Additional Travel Information
Getting around: Walking is the best way to take in the city, but there is also a pubic bus, plenty of taxis and bicycle rentals
Shopping: A lot of things that you can buy here. Lot of souvenir shop that you can choose. The best thing is all the shop accept credit card is you don’t have enough cash, even for a one euro transaction. Also there are lot of silver shops that sell small charms to large and ornate reproductions of the cathedral. The outdoor “hippie market” on Rua Nova sells costume jewelry and other handmade accessories. It is open daily from 10 a.m. to 8:30 p.m. A typical dessert to buy in the old town is the Tarta de Santiago, a traditional crumb cake bearing a symbol of the cross in powdered sugar. It is typically eaten with coffee. Also head to Roxa Plaza, Xeneral Pardiñas, Galicia Plaza, Doutor Teixero, Rupública del Salvador, República de Arxentina and Montero Ríos Streets where the city’s upscale boutiques are located. Here you will find a cinema, a variety of restaurants and all the big Spanish brands like Zara, Bershka and Massimo Dutti.
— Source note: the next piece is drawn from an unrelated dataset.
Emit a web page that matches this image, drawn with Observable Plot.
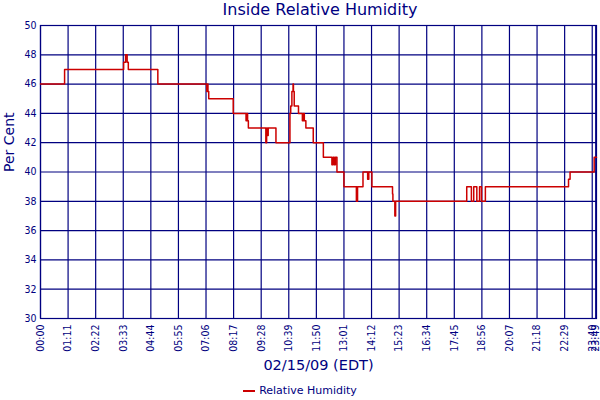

Nightlife: The historical center is packed with cafés, pubs and bars, while the newer part of the city houses the nightclubs and dance venues (the Roxa Plaza area, República de Arxentina, Santiago del Estero, Santiago de Chile and Calle Nova de Abaixo Streets).
How to go : There is no direct flight to Santiago de Compostela from Kuala Lumpur. You can take Qatar Airways to Madrid and choose Iberia Airline to Santiago. Both Qatar Airways and Iberia Airlines are sharing code so you don’t need to take your luggage at Madrid Airport. You also can take bus or train from Madrid.